Can you believe it... On Monday it will only be ONE WEEK until we leave for Mexico! I really feel good about it and have looked forward to it for what seems like an eternity. One thing I will miss is having Jon along with us on the drive down and back. Jon has been an amazing asset to the preparation, research and support in preparing for all that has taken place to get us this far along. Thanks Jon. Jon will be flying down to Mexico along with the cameramen and equipment and will meet up with us when they gets there. It will be a long drive but one hell of an adventure, I'm sure. I am positive there will be lots to see and take in, customs to learn and traditions to experience, something that is missed when flying.

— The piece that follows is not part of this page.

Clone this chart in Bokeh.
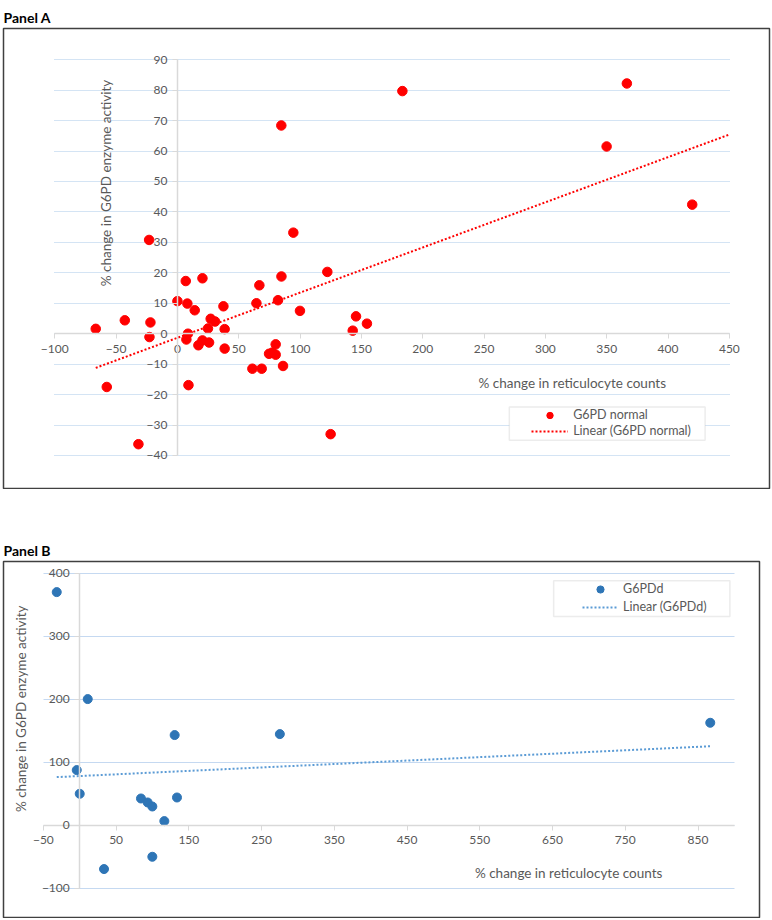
import math

import numpy as np
from bokeh.embed import file_html
from bokeh.layouts import column
from bokeh.models import (BoxAnnotation, ColumnDataSource, FixedTicker, Grid, Label,
                          Legend, LegendItem, LinearAxis, Range1d, Spacer)
from bokeh.plotting import figure
from bokeh.resources import INLINE

# Panel A - G6PD normal: % change in reticulocyte counts vs % change in G6PD activity
normal_retic = [-66.6, -57.6, -42.9, -31.8, -23.1, -22.8, -22.0, 0.0, 6.8, 7.3, 8.1, 8.6,
                9.0, 14.1, 17.1, 20.4, 20.4, 24.9, 25.8, 27.1, 30.7, 37.5, 38.5, 38.5,
                61.1, 64.4, 66.8, 68.7, 74.7, 77.4, 80.1, 80.1, 82.0, 84.8, 84.7, 86.1,
                94.5, 99.9, 122.2, 124.9, 142.9, 145.6, 154.5, 183.4, 349.9, 366.4, 419.7]
normal_g6pd = [1.6, -17.5, 4.4, -36.3, 30.8, -1.1, 3.7, 10.7, 17.3, -1.9, 9.9, 0.0,
               -16.9, 7.7, -3.8, 18.2, -2.2, 1.7, -2.9, 4.9, 4.0, 9.0, 1.5, -4.9,
               -11.5, 10.0, 15.9, -11.5, -6.6, -6.2, -3.5, -6.9, 11.0, 18.8, 68.4, -10.6,
               33.2, 7.5, 20.3, -33.0, 1.0, 5.7, 3.3, 79.7, 61.5, 82.2, 42.4]

# Panel B - G6PD deficient
deficient_retic = [-31.6, -4.1, 0.0, 11.0, 33.4, 84.2, 93.4, 99.8, 99.8, 116.3, 130.5,
                   133.7, 275.1, 866.8]
deficient_g6pd = [369.8, 87.3, 49.7, 200.0, -69.8, 42.2, 35.9, 29.5, -50.3, 6.3, 142.9,
                  43.8, 144.4, 162.4]

a_x_ticks = list(range(-100, 451, 50))
a_y_ticks = list(range(-40, 91, 10))
b_x_ticks = list(range(-50, 851, 100))
b_y_ticks = list(range(-100, 401, 100))

FONT = "Lato"
GREY = "#595959"
AXIS = "#D9D9D9"
X_TITLE = "% change in reticulocyte counts"
Y_TITLE = "% change in G6PD enzyme activity"

BORDER = dict(left=3, right=2, top=28, bottom=1)


def make_panel(title, width, height, xr, yr):
    p = figure(width=width, height=height, title=title,
               x_range=Range1d(*xr), y_range=Range1d(*yr),
               x_axis_type=None, y_axis_type=None,
               toolbar_location=None, output_backend="svg",
               min_border_left=BORDER["left"], min_border_right=BORDER["right"],
               min_border_bottom=BORDER["bottom"], min_border_top=BORDER["top"])
    p.title.text_font = FONT
    p.title.text_font_size = "14px"
    p.title.text_font_style = "bold"
    p.title.text_color = "black"
    p.title.vertical_align = "top"
    p.title.standoff = 2
    p.title.offset = 0
    p.outline_line_color = "#404040"
    p.outline_line_width = 1.5
    p.background_fill_color = "white"
    p.border_fill_color = "white"
    return p


def add_axes(p, xticks, yticks, xbounds, ybounds, **grid_style):
    xaxis = LinearAxis(fixed_location=0, bounds=xbounds, ticker=FixedTicker(ticks=xticks))
    yaxis = LinearAxis(fixed_location=0, bounds=ybounds, ticker=FixedTicker(ticks=yticks))
    for ax in (xaxis, yaxis):
        ax.axis_line_color = AXIS
        ax.axis_line_width = 1.5
        ax.major_tick_line_color = AXIS
        ax.major_tick_out = 5
        ax.major_tick_in = 0
        ax.minor_tick_out = 0
        ax.minor_tick_in = 0
        ax.major_label_text_font = FONT
        ax.major_label_text_font_size = "12px"
        ax.major_label_text_color = GREY
    xaxis.major_label_standoff = 6
    yaxis.major_label_standoff = 5
    p.add_layout(Grid(dimension=1, ticker=yaxis.ticker, cross_bounds=xbounds, **grid_style))
    p.add_layout(xaxis, "below")
    p.add_layout(yaxis, "left")


def axis_titles(p, xpos, ypos):
    p.add_layout(Label(x=xpos[0], y=xpos[1], text=X_TITLE, text_font=FONT,
                       text_font_size="13.5px", text_color=GREY,
                       text_align="center", text_baseline="middle"))
    p.add_layout(Label(x=ypos[0], y=ypos[1], text=Y_TITLE, text_font=FONT,
                       text_font_size="13.5px", text_color=GREY, angle=math.pi / 2,
                       text_align="center", text_baseline="middle"))


def add_legend(p, items, box, glyph_left, bottom, row_h, glyph_w):
    # white box with grey border, legend entries drawn on top of it
    p.add_layout(BoxAnnotation(left=box[0], right=box[1], top=box[2], bottom=box[3],
                               fill_color="white", fill_alpha=1,
                               line_color="#BFBFBF", line_width=1.5))
    xr, yr = p.x_range, p.y_range
    fw = p.width - BORDER["left"] - BORDER["right"]
    fh = p.height - BORDER["top"] - BORDER["bottom"]
    sx = (glyph_left - xr.start) / (xr.end - xr.start) * fw
    sy = (bottom - yr.start) / (yr.end - yr.start) * fh
    legend = Legend(items=[LegendItem(label=t, renderers=[r]) for t, r in items],
                    location=(sx, sy), border_line_color=None, background_fill_alpha=0,
                    padding=0, spacing=0, margin=0, glyph_width=glyph_w,
                    glyph_height=row_h, label_height=row_h, label_standoff=5,
                    label_text_font=FONT, label_text_font_size="12.5px",
                    label_text_color=GREY, label_text_baseline="middle")
    p.add_layout(legend)


# ---------------- Panel A ----------------
pa = make_panel("Panel A", 771, 489, (-141.8, 482.7), (-50.85, 100.26))
add_axes(pa, a_x_ticks, a_y_ticks, (-100, 450), (-40, 90),
         grid_line_color="#A9C8E8", grid_line_width=1.2, grid_line_dash="1 1")

src_a = ColumnDataSource(data={"x": normal_retic, "y": normal_g6pd})
sc_a = pa.scatter("x", "y", source=src_a, size=9.5, color="#FF0000")
slope_a, icpt_a = np.polyfit(normal_retic, normal_g6pd, 1)
fit_xa = [min(normal_retic), a_x_ticks[-1]]
ln_a = pa.line(fit_xa, [slope_a * v + icpt_a for v in fit_xa],
               line_color="#FF0000", line_width=2, line_dash="2 2")

axis_titles(pa, (321.9, -16.1), (-58.4, 49.5))
add_legend(pa, [("G6PD normal", sc_a), ("Linear (G6PD normal)", ln_a)],
           box=(270.6, 430.2, -24.1, -35.0), glyph_left=288.8, bottom=-34.68,
           row_h=16, glyph_w=37)

# ---------------- Panel B ----------------
pb = make_panel("Panel B", 761, 385, (-104.8, 934.5), (-146.7, 418.4))
add_axes(pb, b_x_ticks, b_y_ticks, (-50, 900), (-100, 400),
         grid_line_color="#C5D9F1", grid_line_width=1.2)

src_b = ColumnDataSource(data={"x": deficient_retic, "y": deficient_g6pd})
sc_b = pb.scatter("x", "y", source=src_b, size=9, color="#2E75B6")
slope_b, icpt_b = np.polyfit(deficient_retic, deficient_g6pd, 1)
fit_xb = [min(deficient_retic), max(deficient_retic)]
ln_b = pb.line(fit_xb, [slope_b * v + icpt_b for v in fit_xb],
               line_color="#5B9BD5", line_width=2, line_dash="2 2")

axis_titles(pb, (672.1, -76.2), (-81.0, 184.6))
add_legend(pb, [("G6PDd", sc_b), ("Linear (G6PDd)", ln_b)],
           box=(651.5, 893.8, 387.8, 331.1), glyph_left=691.3, bottom=331.1,
           row_h=18, glyph_w=36)

layout = column(pa, Spacer(width=10, height=44), pb)

open("out.html", "w").write(file_html(layout, INLINE))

One thing Jon and I will miss terribly is getting to take part in seeing his daughter, Natalie and my grandson, Tyler Gene go Trick Or Treating on Halloween now that he will be 16 months old.
Speaking of traditions... One of the oldest of all traditions in Mexico dates back over more than 500 years, when the Spanish Conquistadors landed in what is now Mexico and they encountered natives practicing a ritual that seemed to mock death. No, it's not the La Carrera Panamericana even though after having read volumes about the La Carrera it might sound like it. It was a ritual the indigenous people had been practicing at least 3,000 years. A ritual the Spaniards would try unsuccessfully to eradicate. It is a ritual known today as Día de los Muertos, or Day of the Dead.
Today, people don wooden skull masks called calacas and dance in honor of their deceased relatives. Unlike the Spaniards, who viewed death as the end of life, the natives viewed it as the continuation of life. Instead of fearing death, they embraced it. To them, life was a dream and only in death did they become truly awake. Does this sound like the thoughts of a race car driver or what? The Spaniards considered the ritual to be sacrilegious. They perceived the indigenous people to be barbaric and pagan so in their attempts to convert them to Catholicism, the Spaniards tried to kill the ritual. But like the old Aztec spirits, the ritual refused to die. To make the ritual more Christian, the Spaniards moved it so it coincided with All Saints' Day and All Souls' Day which is while we are finishing the La Carrera Panamericana.... A time to celebrate.